The summer before her junior year of high school, Audate — now a first-year student at the UF College of Medicine — attended the BEST Summer Academy, a program for Tampa area minority students interested in medicine. Learning in the anatomy and cadaver laboratories at the University of South Florida Morsani College of Medicine and presenting cases to faculty members riveted Audate. She’d spend her nights studying each day’s material and marveling at what she’d witnessed in the lab.
“I remember holding a real brain in my hands. You hear so much about this organ, but to hold it is something completely different,” Audate says. “After that summer program, I was sure I wanted to be a doctor. I’d been thinking that since I was 9, but the program gave me the taste of medicine I needed to affirm that this is where I needed to be.”
Today, receiving the Helen Aubrey Pratt Scholarship gives Audate further motivation to pursue her passion at the UF College of Medicine. Inspired by the college’s belief in her abilities, Audate has recently joined a mentoring program to coach undergraduate students interested in medical training.
“Receiving this contribution feels like the UF College of Medicine is helping me achieve my dreams and making it possible for me to pay it forward and help future students,” she says. “It’s showed me that you’re never too busy to pay it forward. The people who mentored me were very busy people, too. You have to make time for what’s important.”
Audate makes time for her fellow members of the class of 2023 by serving as their vice president and student advocate. Bolstered by the support system her class has formed, Audate advocates for them by holding office hours to gather students’ questions and concerns and then presenting those to faculty. Currently, she is organizing a workshop with the college’s learning resource specialist and mental health counselor to prepare her class for the volume of study material coming in their second semester.
“Inevitably, medical school is hard, but what gets you through is who you are surrounded by. My classmates are a family to me. I love my class and felt like I could advocate for their needs and represent those who need to be represented,” she says.

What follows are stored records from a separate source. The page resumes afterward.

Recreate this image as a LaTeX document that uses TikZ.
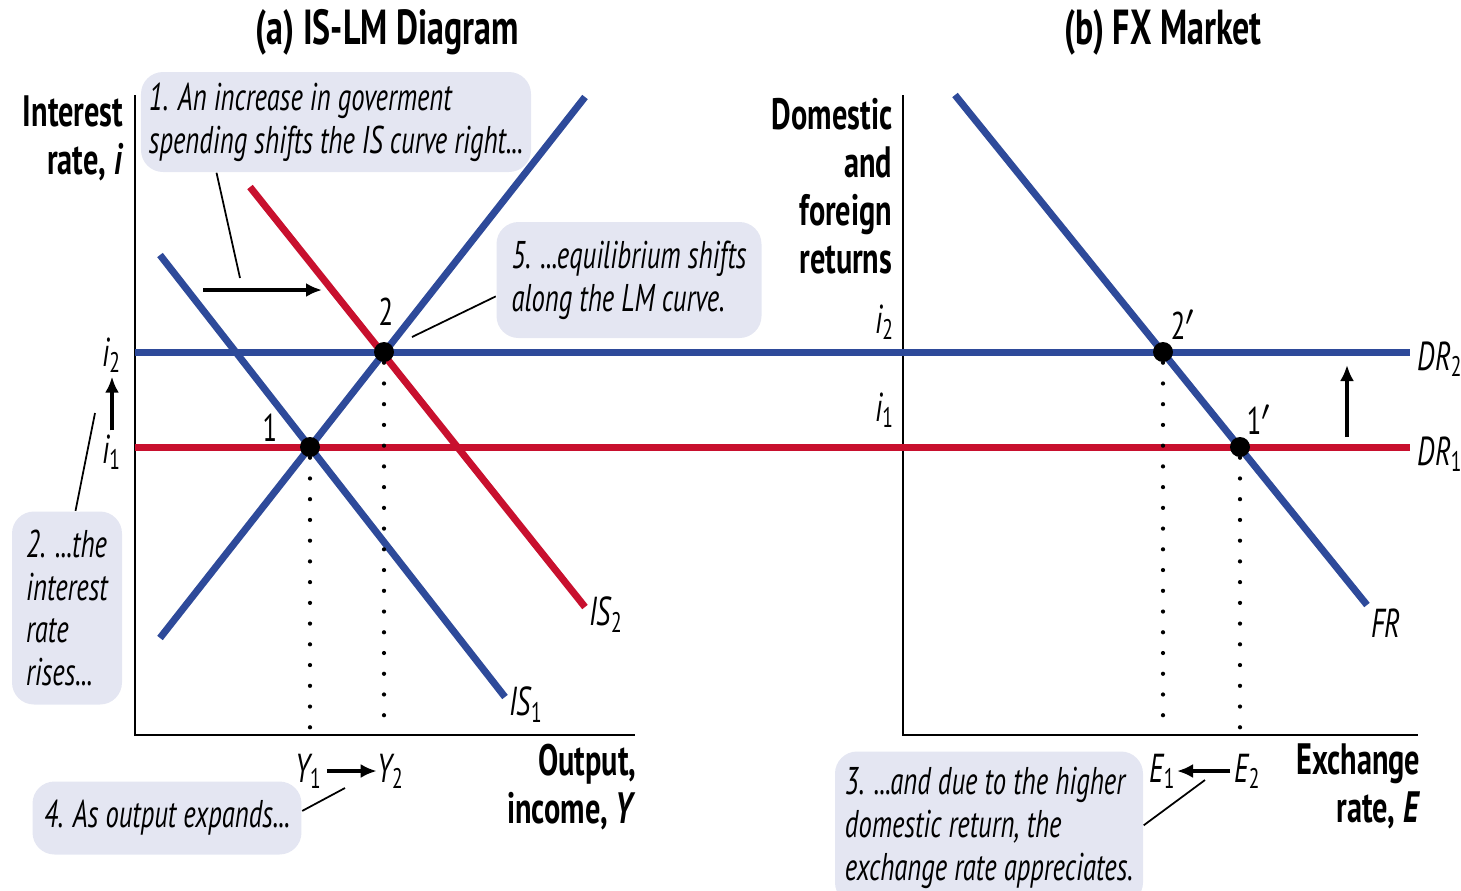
\documentclass[tikz,border=0pt]{standalone}
\usepackage{fontspec}
\setmainfont{PT Sans}[FakeStretch=0.69]
\usetikzlibrary{positioning, arrows.meta}
\definecolor{curveblue}{RGB}{46,74,154}
\definecolor{curvered}{RGB}{200,16,46}
\definecolor{notefill}{RGB}{228,230,242}
\newcommand{\sub}[1]{\textsubscript{\upshape #1}}

\begin{document}
\begin{tikzpicture}[
        x=0.1mm, y=-0.1mm,
        >={Latex[length=1.6mm, width=1.4mm]},
        axis/.style={line width=0.7pt},
        blueline/.style={line width=2pt, draw=curveblue},
        redline/.style={line width=2pt, draw=curvered},
        guide/.style={line width=1.2pt, line cap=round, dash pattern=on 0pt off 5.9pt},
        eqdot/.style={circle, fill=black, inner sep=0pt, minimum size=2mm},
        note/.style={fill=notefill, rounded corners=2.2mm, align=left, inner sep=0.8mm, font=\fontsize{11}{12.2}\selectfont\itshape},
        axlabel/.style={align=right, inner sep=0pt, font=\fontsize{12.5}{13.6}\selectfont\bfseries},
        title/.style={inner sep=0pt, font=\fontsize{14}{16}\selectfont\bfseries},
        tag/.style={inner sep=1pt, font=\fontsize{11}{12}\selectfont},
        ctag/.style={inner sep=1pt, font=\fontsize{11.5}{12}\selectfont\itshape},
        pointer/.style={line width=0.5pt},
        movearrow/.style={->, line width=1.4pt},
        thinmove/.style={->, line width=0.9pt},
        longer/.style={shorten <=0pt, shorten >=-1pt}
    ]
    \useasboundingbox (0,0) rectangle (1461,890);

    % Titles
    \node[title] (titlea) at (387,32) {(a) IS-LM Diagram};
    \node[title] (titleb) at (1163,32) {(b) FX Market};

    % Axes
    \coordinate (oa) at (135,735);
    \coordinate (ob) at (903,735);
    \draw[axis] (135,95) -- (oa) -- (635,735);
    \draw[axis] (903,95) -- (ob) -- (1418,735);
    \node[axlabel, anchor=east] (ylaba) at (124,138) {Interest\\rate, \textit{i}};
    \node[axlabel, anchor=east] (xlaba) at (637,787) {Output,\\income, \textit{Y}};
    \node[axlabel, anchor=east] (ylabb) at (893,186) {Domestic\\and\\foreign\\returns};
    \node[axlabel, anchor=east] (xlabb) at (1421,786) {Exchange\\rate, \textit{E}};

    % Return lines
    \coordinate (dr2-l) at (135,352);
    \coordinate (dr2-r) at (1410,352);
    \coordinate (dr1-l) at (135,447);
    \coordinate (dr1-r) at (1410,447);
    \draw[redline] (dr1-l) -- (dr1-r);
    \draw[blueline] (dr2-l) -- (dr2-r);
    \node[ctag, right=1pt of dr2-r, yshift=-2pt] (dr2lab) {DR\sub{2}};
    \node[ctag, right=1pt of dr1-r, yshift=-2pt] (dr1lab) {DR\sub{1}};

    % IS-LM curves
    \coordinate (lm-lo) at (160,638);
    \coordinate (lm-hi) at (585,97);
    \coordinate (is1-hi) at (160,255);
    \coordinate (is1-lo) at (505,697);
    \coordinate (is2-hi) at (250,187);
    \coordinate (is2-lo) at (585,607);
    \draw[blueline] (is1-hi) -- (is1-lo);
    \draw[redline] (is2-hi) -- (is2-lo);
    \draw[blueline] (lm-lo) -- (lm-hi);
    \node[ctag, below right=-4pt and 0pt of is1-lo] (is1lab) {IS\sub{1}};
    \node[ctag, below right=-4pt and 0pt of is2-lo] (is2lab) {IS\sub{2}};

    % FR curve
    \coordinate (fr-hi) at (955,95);
    \coordinate (fr-lo) at (1367,605);
    \draw[blueline] (fr-hi) -- (fr-lo);
    \node[ctag, below right=0pt and 0pt of fr-lo] (frlab) {FR};

    % Equilibria
    \node[eqdot] (eq1) at (310,447) {};
    \node[eqdot] (eq2) at (384,352) {};
    \node[eqdot] (eq2b) at (1163,352) {};
    \node[eqdot] (eq1b) at (1240,447) {};
    \draw[guide] (eq1) -- (eq1 |- oa);
    \draw[guide] (eq2) -- (eq2 |- oa);
    \draw[guide] (eq2b) -- (eq2b |- ob);
    \draw[guide] (eq1b) -- (eq1b |- ob);
    \node[tag] (lab1) at (270,428) {1};
    \node[tag] (lab2) at (386,312) {2};
    \node[tag] (lab2b) at (1183,325) {2$'$};
    \node[tag] (lab1b) at (1259,420) {1$'$};

    % Axis values
    \node[ctag] (i2a) at (112,355) {i\sub{2}};
    \node[ctag] (i1a) at (112,452) {i\sub{1}};
    \node[ctag] (i2b) at (885,322) {i\sub{2}};
    \node[ctag] (i1b) at (885,410) {i\sub{1}};
    \node[ctag] (y1) at (309,771) {Y\sub{1}};
    \node[ctag] (y2) at (391,771) {Y\sub{2}};
    \node[ctag] (e1) at (1163,771) {E\sub{1}};
    \node[ctag] (e2) at (1248,771) {E\sub{2}};

    % Shift arrows
    \coordinate (is-from) at (203,290);
    \coordinate (is-to) at (322,290);
    \coordinate (dr-from) at (1347,437);
    \coordinate (dr-to) at (1347,365);
    \draw[movearrow] (is-from) -- (is-to);
    \draw[thinmove] (dr-from) -- (dr-to);
    \draw[thinmove] (i1a) -- (i2a);
    \draw[movearrow, longer] (y1) -- (y2);
    \draw[movearrow, longer] (e2) -- (e1);

    % Notes
    \node[note, minimum width=3.82cm, minimum height=1.0cm] (note1) at (336,122)
        {1. An increase in goverment\\spending shifts the IS curve right...};
    \node[note, minimum width=1.10cm, minimum height=1.93cm] (note2) at (67,608)
        {2. ...the\\interest\\rate\\rises...};
    \node[note, minimum width=3.08cm, minimum height=1.53cm] (note3) at (989,828)
        {3. ...and due to the higher\\domestic return, the\\exchange rate appreciates.};
    \node[note, minimum width=2.69cm, minimum height=0.73cm] (note4) at (167,818)
        {4. As output expands...};
    \node[note, minimum width=2.65cm, minimum height=1.16cm] (note5) at (629,280)
        {5. ...equilibrium shifts\\along the LM curve.};

    % Pointers
    \coordinate (tip1) at (240,278);
    \coordinate (tip2) at (95,413);
    \coordinate (tip3) at (1205,780);
    \coordinate (tip4) at (345,788);
    \coordinate (tip5) at (412,337);
    \draw[pointer] (note1.203) -- (tip1);
    \draw[pointer] (note2.85) -- (tip2);
    \draw[pointer] (note3.1) -- (tip3);
    \draw[pointer] (note4.3) -- (tip4);
    \draw[pointer] (note5.187) -- (tip5);
\end{tikzpicture}
\end{document}
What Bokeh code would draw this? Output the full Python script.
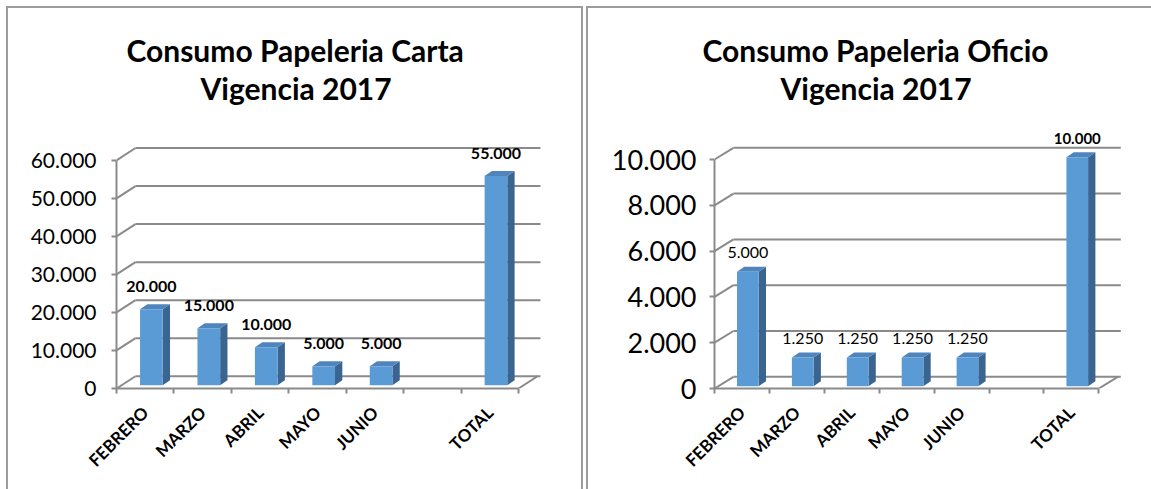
import math
from bokeh.plotting import figure
from bokeh.models import Range1d, FixedTicker, ColumnDataSource, Row, Title
from bokeh.core.properties import value
from bokeh.embed import file_html
from bokeh.resources import INLINE

# ---------------- data ----------------
categories = ["FEBRERO", "MARZO", "ABRIL", "MAYO", "JUNIO", "", "TOTAL"]
carta_values = [20000, 15000, 10000, 5000, 5000, None, 55000]
oficio_values = [5000, 1250, 1250, 1250, 1250, None, 10000]
carta_ticks = [0, 10000, 20000, 30000, 40000, 50000, 60000]
oficio_ticks = [0, 2000, 4000, 6000, 8000, 10000]
carta_title = ["Consumo Papeleria Carta", "Vigencia 2017"]
oficio_title = ["Consumo Papeleria Oficio", "Vigencia 2017"]

# label styles (not data)
carta_label_style = ["bold"] * 7
carta_label_size = ["16px"] * 7
oficio_label_style = ["normal", "normal", "normal", "normal", "normal", "normal", "bold"]
oficio_label_size = ["16px", "16px", "16px", "16px", "16px", "16px", "15px"]

FONT = "Lato"
GRID = "#8a8a8a"
FRONT = "#5b9bd5"
SIDE = "#3b6591"
TOP = "#4f84bd"


def fmt(v):
    return f"{v:,.0f}".replace(",", ".")


def panel(title_lines, title_offsets, cats, vals, ticks, label_style, label_size, *,
          width, height, left, right, bottom, top, cat_px, unit_px,
          depth_px, lift_px, label_dy, ytick_size, ystandoff):
    frame_w = width - left - right
    frame_h = height - bottom - top
    n = len(cats)

    p = figure(width=width, height=height, output_backend="svg",
               toolbar_location=None, tools="",
               x_range=Range1d(-0.5, -0.5 + frame_w / cat_px),
               y_range=Range1d(0, frame_h / unit_px),
               min_border_left=left, min_border_right=right,
               min_border_bottom=bottom, min_border_top=top,
               background_fill_color="white", border_fill_color="white",
               outline_line_color=None,
               styles={"outline": "2px solid #9c9c9c"})
    p.xgrid.visible = False
    p.ygrid.visible = False

    # two-line title: second line is added first so it sits next to the plot
    for line, off in reversed(list(zip(title_lines, title_offsets))):
        p.add_layout(Title(text=line, align="left", offset=off, standoff=0,
                           text_font=FONT, text_font_style="bold",
                           text_font_size="30px", text_color="black"), "above")

    dxd = depth_px[0] / cat_px
    dyd = depth_px[1] / unit_px
    x_back0 = -0.5 + dxd
    x_back1 = n - 0.5 + dxd + 3 / cat_px

    # back wall gridlines
    p.segment(x0=[x_back0] * len(ticks), y0=[t + dyd for t in ticks],
              x1=[x_back1] * len(ticks), y1=[t + dyd for t in ticks],
              line_color=GRID, line_width=2)
    # side diagonals from the value axis
    p.segment(x0=[-0.5] * len(ticks), y0=ticks,
              x1=[x_back0] * len(ticks), y1=[t + dyd for t in ticks],
              line_color=GRID, line_width=2)
    # floor right edge
    p.segment(x0=[n - 0.5], y0=[0], x1=[n - 0.5 + dxd], y1=[dyd],
              line_color=GRID, line_width=2)

    # bars
    lift = lift_px / unit_px
    bdx = 7.3 / cat_px
    bdy = 5.0 / unit_px
    fx0, fx1, fb, ft = [], [], [], []
    side_xs, side_ys, top_xs, top_ys = [], [], [], []
    lx, ly, lt, ls, lz = [], [], [], [], []
    for i, v in enumerate(vals):
        if v is None:
            continue
        x0 = i - 0.5 + 0.41
        x1 = i - 0.5 + 0.805
        b = lift
        t = v + lift
        fx0.append(x0); fx1.append(x1); fb.append(b); ft.append(t)
        side_xs.append([x1, x1 + bdx, x1 + bdx, x1])
        side_ys.append([b, b + bdy, t + bdy, t])
        top_xs.append([x0, x0 + bdx, x1 + bdx, x1])
        top_ys.append([t, t + bdy, t + bdy, t])
        lx.append((x0 + x1) / 2); ly.append(t); lt.append(fmt(v))
        ls.append(label_style[i]); lz.append(label_size[i])

    p.patches(xs=side_xs, ys=side_ys, fill_color=SIDE, line_color=None)
    p.patches(xs=top_xs, ys=top_ys, fill_color=TOP, line_color=None)
    p.quad(left=fx0, right=fx1, bottom=fb, top=ft, fill_color=FRONT, line_color=None)

    src = ColumnDataSource(dict(x=lx, y=ly, text=lt, style=ls, size=lz))
    p.text(x="x", y="y", text="text", source=src, text_font=value(FONT),
           text_font_style="style", text_font_size="size", text_color="black",
           text_align="center", text_baseline="middle", y_offset=-label_dy)

    # value axis
    ya = p.yaxis[0]
    ya.ticker = FixedTicker(ticks=ticks, minor_ticks=[])
    ya.major_label_overrides = {t: fmt(t) for t in ticks}
    ya.bounds = (0, ticks[-1])
    ya.axis_line_color = GRID
    ya.axis_line_width = 2
    ya.major_tick_line_color = GRID
    ya.major_tick_line_width = 2
    ya.major_tick_out = 5
    ya.major_tick_in = 0
    ya.minor_tick_out = 0
    ya.minor_tick_in = 0
    ya.major_label_text_font = FONT
    ya.major_label_text_font_size = ytick_size
    ya.major_label_text_color = "black"
    ya.major_label_standoff = ystandoff

    # category axis
    xa = p.xaxis[0]
    xa.ticker = FixedTicker(ticks=list(range(n)),
                            minor_ticks=[i - 0.5 for i in range(n + 1)])
    xa.major_label_overrides = {i: c for i, c in enumerate(cats)}
    xa.major_label_orientation = math.pi / 4
    xa.bounds = (-0.5, n - 0.5)
    xa.axis_line_color = GRID
    xa.axis_line_width = 2
    xa.major_tick_out = 0
    xa.major_tick_in = 0
    xa.minor_tick_line_color = GRID
    xa.minor_tick_line_width = 2
    xa.minor_tick_out = 5
    xa.minor_tick_in = 0
    xa.major_label_text_font = FONT
    xa.major_label_text_font_style = "bold"
    xa.major_label_text_font_size = "17px"
    xa.major_label_text_color = "black"
    xa.major_label_standoff = 16
    return p


p1 = panel(carta_title, [10, 84], categories, carta_values, carta_ticks,
           carta_label_style, carta_label_size,
           width=573, height=481, left=108, right=21, bottom=100, top=97,
           cat_px=57.43, unit_px=38.17 / 10000, depth_px=(19, 12.3), lift_px=3.3,
           label_dy=23, ytick_size="21px", ystandoff=15)

p2 = panel(oficio_title, [-12, 66], categories, oficio_values, oficio_ticks,
           oficio_label_style, oficio_label_size,
           width=563, height=481, left=126, right=16, bottom=101, top=97,
           cat_px=54.9, unit_px=45.8 / 2000, depth_px=(19, 11.7), lift_px=2.3,
           label_dy=19, ytick_size="27px", ystandoff=13)

layout = Row(children=[p1, p2], spacing=7,
             styles={"margin-left": "8px", "margin-top": "8px"})

with open("out.html", "w") as f:
    f.write(file_html(layout, INLINE))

Ever since she attended the BEST Academy, one career has been top of mind for Audate: a hand surgeon who treats upper extremity issues like carpal tunnel and broken hands and wrists. She’d love to practice as part of an academic institution where she can continue her love of teaching others.
“When we learned about the musculoskeletal system in the BEST Academy, I thought, ‘Oh, yes!’ I’ve run with that idea since I was 16,” she says. “Medicine is more than fixing a problem; it’s educating patients.
“Medicine is a great integration of problem solving, human interaction and teaching all at the same time.”
After only one semester into her medical training, Audate is confident she is receiving the education she needs to become the patient-centered physician she’s dreamed of being since she was 16.
“You can’t be an amazing doctor if your patients don’t feel like you care or that they can talk to you,” she says. “I came to UF for medical training because they demonstrated how important patient-centered care is here. UF is a place where I can become a humanistic and skilled physician all in one.”